NASA is concerned Elon Musk’s plans threaten the future of its science and human spaceflight missions.

The National Aeronautics and Space Administration (NASA) outlined its key concerns in a five-page letter submitted to the Federal Communications Commission (FCC).

SpaceX has already received approval from the FCC to deploy 12,000 satellites to kickstart the Starlink project, a global internet access service. Elon Musk’s company asked the Commission to greenlight additional 30,000 satellites.

NASA worries that the low-Earth orbit (LEO), where most planned artificial moons will be deployed, might become too crowded.

“An increase of this magnitude into these confined altitude bands inherently brings additional risk of debris-generating collision events based on the number of objects alone,” reads NASA’s letter.

Starlink-satellite-deployment
Deployment of 60 Starlink satellites. Image by SpaceX.

Crowded space

According to the agency, if the FCC granted SpaceX’s request, it would double the number of tracked objects in orbit and increase the number of objects below 600 km over five-fold.

It’s worth mentioning the estimate covers just SpaceX’s plans. Meanwhile, Amazon, Telesat, OneWeb, and others also plan to launch their own satellite constellations.

All of them aim to provide global internet coverage to remote locations where broadband and cell towers can’t usually reach.
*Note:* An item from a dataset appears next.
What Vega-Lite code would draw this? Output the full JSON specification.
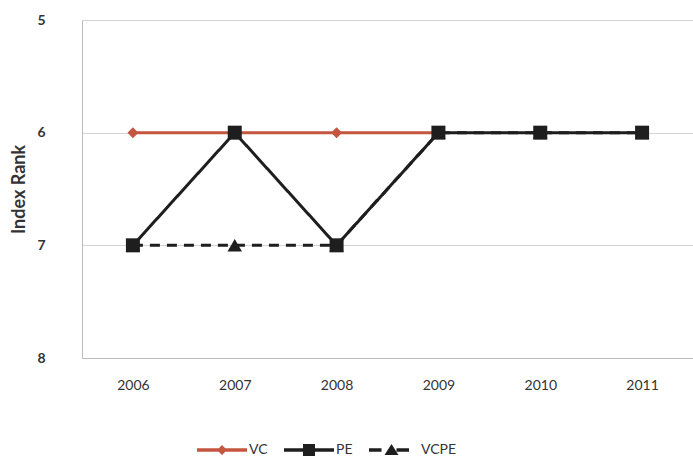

NASA is also not convinced SpaceX’s evaluation that ‘the collision risk with large objects is zero because each spacecraft can maneuver’ is realistic.

“With the potential for multiple constellations with thousands and tens of thousands of spacecraft, it is not recommended to assume propulsion systems, ground detection systems, and software are 100% reliable, or that manual operations (if any) are 100% error-free,” NASA claims.

A few days prior, a major solar storm disabled 40 of the 49 satellites newly launched by SpaceX.

Spacex-starman-tesla
Elon Musk’s vehicle launched into space. Image by SpaceX.

Looming dangers

While the letter does not discuss it, satellite collisions in LEO can turn very ugly very fast. Enter: the Kessler Syndrome.

Named after former NASA scientist Donald J. Kessler, the theory suggests that orbital collisions between objects would cause a cascade in which every subsequent impact increased the likelihood of more crashes.

Taken to its extreme, the Kessler syndrome would render LEO unusable for several generations.

The development of satellite infrastructure also increases reliance on services based on artificial moons, making them attractive targets to cybercriminals.

Cyber security experts worry that few commercial satellites are sufficiently protected against cyber threats.

Hubble-satellite-telescope
Hubble space telescope. Image by NASA.

Threat to Hubble

According to NASA, 30,000 additional satellites can harm scientific missions monitoring Earths’ climate. For example, sun-glint and reflection from Starlink satellites might interfere with scientific measurements.

One of the potential victims of space commercialization is the Hubble Space Telescope.

“This proposed Starlink license amendment includes 10,000 satellites in or above the orbital range of Hubble, a situation that could more than double the fraction of Hubble images degraded,” NASA claims.

The agency also expressed concerns over potential impacts due to radio frequency interference and what effect mass deployment of satellites would have on launch collision avoidance systems.